**WRITTEN REQUEST**
Starting with the first line of the data below, copy each line up to and including the one containing "(i4) at (85.5,632.5)". Pictures stay out.

Collected data entries:
···

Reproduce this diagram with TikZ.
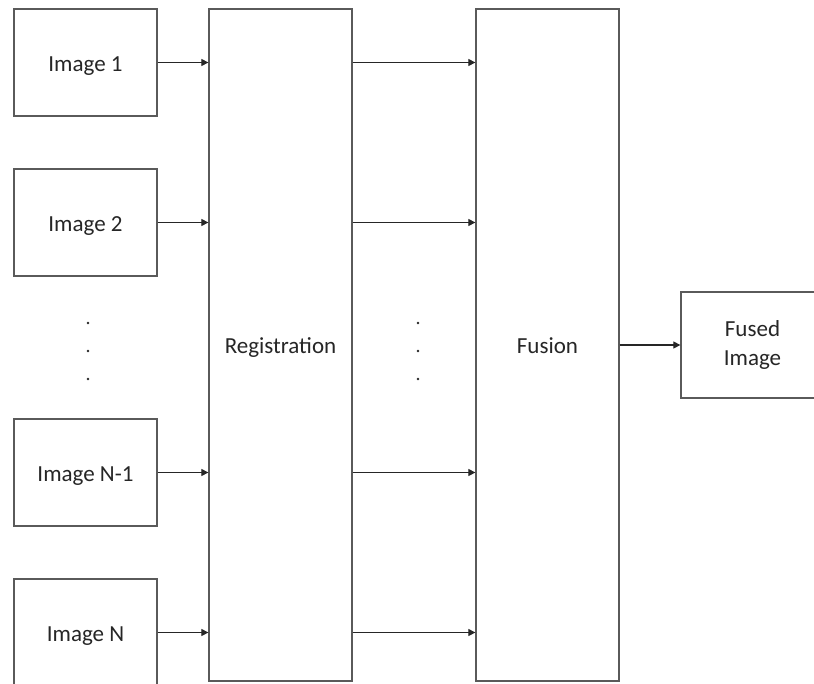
\documentclass[tikz,border=0pt]{standalone}
\usepackage{fontspec}
\setmainfont{Carlito}
\usetikzlibrary{arrows.meta}
\definecolor{edge}{HTML}{5A5A5A}
\definecolor{ink}{HTML}{262626}
\tikzset{
  blk/.style={draw=edge, line width=1.3pt, fill=white, minimum width=143pt,
    inner sep=0pt, align=center, text=ink, font=\fontsize{23}{28.5}\selectfont},
  oneline/.style={text height=17pt, text depth=0pt},
  imgbox/.style={blk, oneline, minimum height=107pt},
  tallbox/.style={blk, oneline, minimum height=672pt},
  arr/.style={draw=ink, line width=1.2pt, -{Triangle[length=7pt,width=7pt]}},
  vdot/.style={fill=ink}
}
\begin{document}
\begin{tikzpicture}[x=1pt,y=-1pt]
  \useasboundingbox (0,0) rectangle (814,683);
  \clip (0,0) rectangle (814,683);
  \fill[white] (0,0) rectangle (814,683);

  % input images
  \node[imgbox] (i1) at (85.5,62.5) {Image 1};
  \node[imgbox] (i2) at (85.5,222.5) {Image 2};
  \node[imgbox] (i3) at (85.5,472.5) {Image N-1};
  \node[imgbox] (i4) at (85.5,632.5) {Image N};

  % processing stages
  \node[tallbox] (reg) at (280.5,345) {Registration};
  \node[tallbox] (fus) at (547.5,345) {Fusion};

  % output
  \node[blk, minimum height=106pt] (out) at (752.5,345) {Fused\\Image};

  % connectors
  \foreach \n in {i1,i2,i3,i4} {
    \draw[arr] (\n.east) -- (\n.east -| reg.west);
    \draw[arr] (\n.east -| reg.east) -- (\n.east -| fus.west);
  }
  \draw[arr] (fus.east |- out.west) -- (out.west);

  % ellipsis dots
  \foreach \y in {323,351,379} {
    \fill[vdot] (88,\y) circle (1.3pt);
    \fill[vdot] (418,\y) circle (1.3pt);
  }
\end{tikzpicture}
\end{document}
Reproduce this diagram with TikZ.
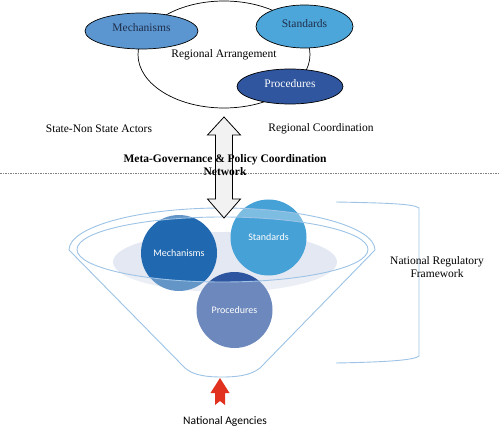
\documentclass[tikz,border=0pt]{standalone}
\usepackage{fontspec}
\setmainfont{Liberation Serif}
\newfontfamily\calib{Carlito}
\usepackage{tikz}
\usetikzlibrary{shapes.geometric,positioning}
\definecolor{regmech}{HTML}{5B96D0}
\definecolor{regstd}{HTML}{4CA6D9}
\definecolor{regproc}{HTML}{2F569F}
\definecolor{natmech}{HTML}{2068AF}
\definecolor{natstd}{HTML}{46A1D6}
\definecolor{natproc}{HTML}{2E55A0}
\definecolor{natgrey}{HTML}{E3E8F2}
\definecolor{rimblue}{HTML}{9DC3E6}
\definecolor{navytext}{HTML}{1F2D4A}
\definecolor{agencyred}{HTML}{E0321F}
\tikzset{
  regblob/.style={ellipse, draw=black, line width=0.7pt, inner sep=0pt, text depth=6pt, font=\fontsize{11.5}{13}\selectfont, text=navytext},
  natcirc/.style={circle, inner sep=0pt, minimum size=76pt, font=\calib\fontsize{10}{12}\selectfont, text=white},
  lbl/.style={font=\fontsize{11.5}{13}\selectfont, align=center},
  rimline/.style={draw=rimblue, line width=0.9pt},
}

\begin{document}
\begin{tikzpicture}[x=1pt,y=-1pt]
\useasboundingbox (0,0) rectangle (500,430);
% regional nodes
\node[regblob, fill=white, minimum width=172pt, minimum height=107pt] (reg) at (224,54.5) {};%
\node[lbl] (regtxt) at (reg.center) {Regional Arrangement};%
\node[regblob, fill=regmech, minimum width=113pt, minimum height=36pt] (rmech) at (141.5,31) {Mechanisms};%
\node[regblob, fill=regstd, minimum width=97pt, minimum height=43pt] (rstd) at (304.5,26.5) {Standards};%
\node[regblob, fill=regproc, text=white, minimum width=106pt, minimum height=35pt] (rproc) at (290,86.5) {Procedures};%
\node[lbl] (actors) at (99,129) {State-Non State Actors};%
\node[lbl] (coord) at (321,129) {Regional Coordination};%

% divider
\coordinate (dl) at (0,173);
\coordinate (dr) at (500,173);
\draw[gray, line width=0.6pt, dash pattern=on 2pt off 1.2pt on 0.6pt off 1.2pt] (dl) -- (dr);

% national nodes
\fill[natgrey] (225,262) ellipse [x radius=112, y radius=30];
\node[natcirc, fill=natmech] (nmech) at (179,253) {Mechanisms};%
\node[natcirc, fill=natstd] (nstd) at (268.5,237.5) {Standards};%
\node[natcirc, fill=natproc] (nproc) at (234.5,310) {Procedures};%

% funnel
\draw[rimline, fill=white, fill opacity=0.3, even odd rule]
  (69,250) .. controls (69,227) and (137,208) .. (222,208)
  .. controls (307,208) and (375,227) .. (375,250)
  -- (260,368) .. controls (250,376) and (235,377) .. (222,377)
  .. controls (209,377) and (194,376) .. (185,368) -- cycle
  (222.5,249.5) ellipse [x radius=145.5, y radius=32.5];
\draw[rimline] (336,202) .. controls (390,203) and (414,204) .. (419,208)
  -- (419,356) .. controls (414,360) and (390,362) .. (336,363);
\node[lbl] (natreg) at (437,267) {National Regulatory\\Framework};%

% arrows
\coordinate (atop) at (224,117);
\coordinate (abot) at (224,218);
\draw[black, fill=black!5, line width=0.8pt] (atop) -- (240.5,135) -- (232.5,135) -- (232.5,199)
  -- (240.5,199) -- (abot) -- (207.5,199) -- (215.5,199) -- (215.5,135) -- (207.5,135) -- cycle;
\node[lbl, font=\bfseries\fontsize{11.5}{13}\selectfont] (meta) at (225,165.5) {Meta-Governance \& Policy Coordination\\Network};%
\coordinate (rtip) at (220,378);
\fill[agencyred] (rtip) -- (229.5,393) -- (225,393) -- (225,405) -- (220,401) -- (215,405)
  -- (215,393) -- (210.5,393) -- cycle;
\node[lbl, font=\calib\fontsize{11.5}{13}\selectfont] (agency) at (225,421) {National Agencies};%
\end{tikzpicture}
\end{document}
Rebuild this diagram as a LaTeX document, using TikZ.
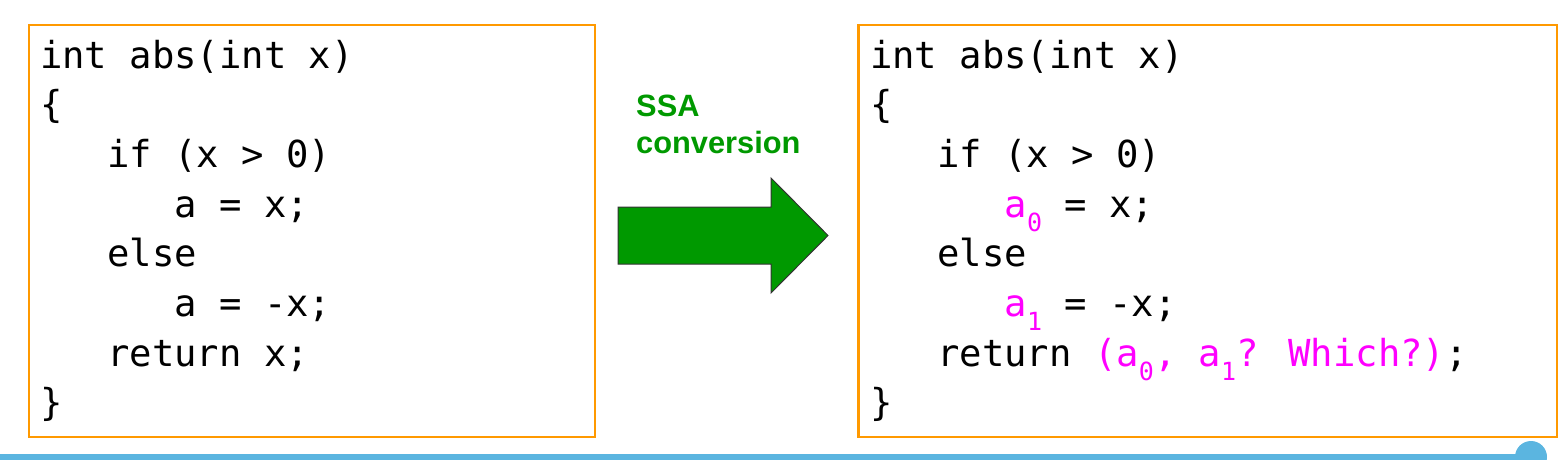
\documentclass[tikz,border=0pt]{standalone}
\usepackage{fontspec}
\setmainfont{Liberation Sans}
\newfontfamily\codefont{DejaVu Sans Mono}
\definecolor{boxorange}{HTML}{FF9900}
\definecolor{ssagreen}{HTML}{009900}
\definecolor{barblue}{HTML}{5BB5E0}
\definecolor{ssapink}{HTML}{FF00FF}
\newcommand{\ssasub}[1]{\raisebox{-14pt}{\fontsize{25}{25}\selectfont #1}}
\newcommand{\pk}[1]{\textcolor{ssapink}{#1}}

\begin{document}
\begin{tikzpicture}[x=1pt, y=-1pt,
    code/.style={anchor=base west, inner sep=0pt, font=\codefont\fontsize{37.2}{50}\selectfont},
    codebox/.style={draw=boxorange, line width=2.5pt},
    ssatext/.style={anchor=base west, inner sep=0pt, text=ssagreen, font=\bfseries\fontsize{30.8}{36}\selectfont}]
    \useasboundingbox (0, 0) rectangle (1566, 459);
    \clip (0, 0) rectangle (1566, 459);
    % boxes
    \draw[codebox] (29, 25) rectangle (595, 437);
    \draw[codebox] (858.5, 25) rectangle (1557, 437);
    % original code
    \node[code] (l1) at (40, 68){int abs(int x)};
    \node[code] (l2) at (40, 117.7){\{};
    \node[code] (l3) at (107.2, 167.4){if (x > 0)};
    \node[code] (l4) at (174.4, 217.1){a = x;};
    \node[code] (l5) at (107.2, 266.8){else};
    \node[code] (l6) at (174.4, 316.5){a = -x;};
    \node[code] (l7) at (107.2, 366.2){return x;};
    \node[code] (l8) at (40, 415.9){\}};
    % SSA code
    \node[code] (r1) at (870, 68){int abs(int x)};
    \node[code] (r2) at (870, 117.7){\{};
    \node[code] (r3) at (937.2, 167.4){if (x > 0)};
    \node[code] (r4) at (1004.4, 217.1){\pk{a\ssasub{0}} = x;};
    \node[code] (r5) at (937.2, 266.8){else};
    \node[code] (r6) at (1004.4, 316.5){\pk{a\ssasub{1}} = -x;};
    \node[code] (r7) at (937.2, 366.2){return \pk{(a\ssasub{0}, a\ssasub{1}? Which?)};};
    \node[code] (r8) at (870, 415.9){\}};
    % arrow
    \node[ssatext] (ssa) at (636, 116){SSA};
    \node[ssatext] (conv) at (636, 153){conversion};
    \draw[fill=ssagreen, draw=black!80, line width=1pt]
        (618, 207) -- (771, 207) -- (771, 178) -- (828, 235.5) -- (771, 293)
        -- (771, 264) -- (618, 264) -- cycle;
    % bottom bar
    \fill[barblue] (0, 454) rectangle (1531, 462);
    \fill[barblue] (1531, 457) circle (16);
\end{tikzpicture}
\end{document}
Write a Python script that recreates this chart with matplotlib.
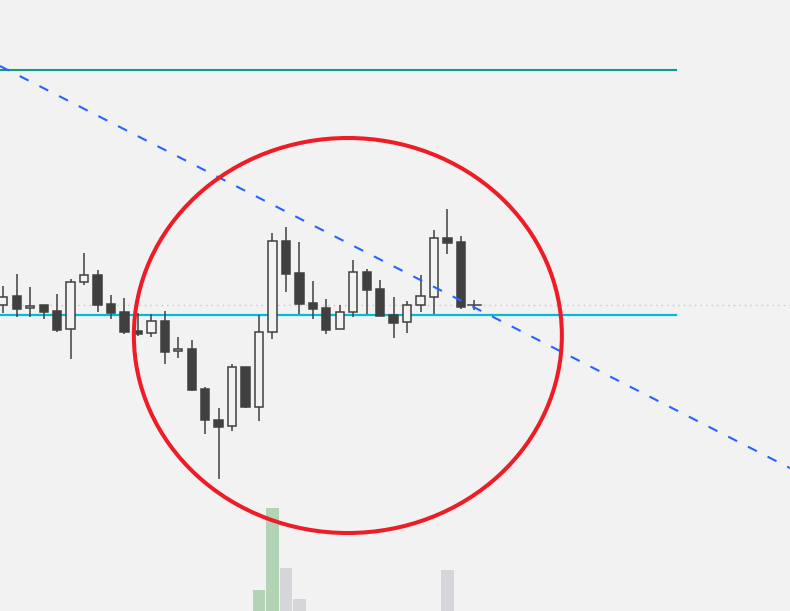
import matplotlib
matplotlib.use("Agg")
import matplotlib.pyplot as plt
from matplotlib.patches import Ellipse, Rectangle

# ---- data (price units, arbitrary scale) ----
opens = [130.57, 131.47, 130.27, 130.57, 129.97, 128.17, 132.87, 133.57, 130.67, 129.87,
         128.00, 127.77, 128.97, 125.97, 126.17, 122.17, 119.07, 118.47, 124.37, 120.43,
         127.87, 136.97, 133.80, 130.77, 130.27, 128.17, 129.87, 133.90, 132.20, 129.57,
         128.87, 130.57, 131.43, 137.30, 136.87, 130.57]
highs = [132.50, 133.70, 132.37, 130.57, 131.70, 133.17, 135.80, 134.10, 131.57, 131.30,
         129.77, 129.70, 130.00, 127.40, 127.10, 122.37, 120.27, 124.70, 124.37, 129.57,
         137.80, 138.40, 136.90, 133.00, 131.20, 130.60, 135.10, 134.20, 133.10, 131.40,
         131.00, 133.60, 138.10, 140.20, 137.50, 131.10]
lows = [129.83, 129.37, 129.43, 129.17, 127.87, 125.23, 132.63, 129.93, 129.23, 127.73,
        127.50, 127.43, 124.73, 125.33, 122.03, 117.73, 113.17, 118.03, 120.30, 119.03,
        127.23, 131.93, 129.73, 129.23, 127.73, 128.17, 129.43, 129.70, 129.53, 127.33,
        127.83, 129.93, 129.73, 135.73, 130.23, 130.13]
closes = [131.43, 130.23, 130.53, 129.93, 128.13, 132.87, 133.57, 130.63, 129.83, 127.93,
          127.73, 128.97, 125.93, 126.17, 122.13, 119.13, 118.43, 124.37, 120.40, 127.87,
          136.97, 133.73, 130.73, 130.23, 128.13, 129.87, 133.87, 132.13, 129.53, 128.83,
          130.57, 131.47, 137.27, 136.83, 130.43, 130.57]

vol_index = [19, 20, 21, 22, 33]
vol_values = [2100, 10300, 4300, 1200, 4100]
vol_up = [True, True, False, False, False]

level_top = 154.13      # green horizontal level
level_mid = 129.63      # cyan horizontal level
last_price = 130.57     # dotted last price line
level_end = 50          # index where horizontal levels end
trend_p0 = (0, 154.33)  # trend line anchor
trend_slope = -0.685    # price per bar
circle_center = (25.6, 127.55)
circle_w, circle_h = 31.8, 39.5

BG = "#f2f2f2"
DARK = "#404040"

fig = plt.figure(figsize=(7.9, 6.11), dpi=100, facecolor=BG)

# volume axes (behind)
axv = fig.add_axes([0, 0, 1, 1])
axv.set_facecolor(BG)
axv.set_xlim(-0.245, 58.45)
axv.set_ylim(0, 61100)
for i, v, up in zip(vol_index, vol_values, vol_up):
    axv.bar(i, v, width=0.92, color="#b2d3b6" if up else "#d6d6da", linewidth=0)
axv.axis("off")

ax = fig.add_axes([0, 0, 1, 1])
ax.patch.set_alpha(0)
ax.set_xlim(-0.245, 58.45)
ax.set_ylim(100.0, 161.1)
ax.axis("off")

# last price dotted line
ax.axhline(last_price, color="#c8c8c8", lw=1, ls=(0, (1, 3)), zorder=1)
# horizontal levels
ax.plot([-1, level_end], [level_mid, level_mid], color="#00bcd4", lw=1.6, zorder=2)
ax.plot([-1, level_end], [level_top, level_top], color="#12998a", lw=1.5, zorder=2)

bw = 0.62
for i, (o, h, l, c) in enumerate(zip(opens, highs, lows, closes)):
    up = c >= o
    ax.plot([i, i], [l, h], color=DARK, lw=1.1, zorder=3, solid_capstyle="butt")
    bot, top = min(o, c), max(o, c)
    if top - bot < 0.05:
        ax.plot([i - bw / 2 - 0.15, i + bw / 2 + 0.15], [o, o], color=DARK, lw=1.1, zorder=4)
    else:
        ax.add_patch(Rectangle((i - bw / 2, bot), bw, top - bot,
                               facecolor=BG if up else DARK, edgecolor=DARK,
                               lw=1.1, zorder=4))

# trend line
ax.axline(trend_p0, slope=trend_slope, color="#2962ff", lw=1.5,
          ls=(0, (4.8, 5.8)), zorder=5)

# circle
ax.add_patch(Ellipse(circle_center, circle_w, circle_h, fill=False,
                     edgecolor="#ee1c25", lw=2.9, zorder=6))

fig.savefig("out.png", dpi=100, facecolor=BG)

···

**FINISHED TASK**
Reproduce this diagram with TikZ.
\documentclass[tikz,border=0pt]{standalone}
\usepackage{fontspec}
\setmainfont{Carlito}
\usetikzlibrary{arrows.meta}
\definecolor{edge}{HTML}{5A5A5A}
\definecolor{ink}{HTML}{262626}
\tikzset{
  blk/.style={draw=edge, line width=1.3pt, fill=white, minimum width=143pt,
    inner sep=0pt, align=center, text=ink, font=\fontsize{23}{28.5}\selectfont},
  oneline/.style={text height=17pt, text depth=0pt},
  imgbox/.style={blk, oneline, minimum height=107pt},
  tallbox/.style={blk, oneline, minimum height=672pt},
  arr/.style={draw=ink, line width=1.2pt, -{Triangle[length=7pt,width=7pt]}},
  vdot/.style={fill=ink}
}
\begin{document}
\begin{tikzpicture}[x=1pt,y=-1pt]
  \useasboundingbox (0,0) rectangle (814,683);
  \clip (0,0) rectangle (814,683);
  \fill[white] (0,0) rectangle (814,683);

  % input images
  \node[imgbox] (i1) at (85.5,62.5) {Image 1};
  \node[imgbox] (i2) at (85.5,222.5) {Image 2};
  \node[imgbox] (i3) at (85.5,472.5) {Image N-1};
  \node[imgbox] (i4) at (85.5,632.5) {Image N};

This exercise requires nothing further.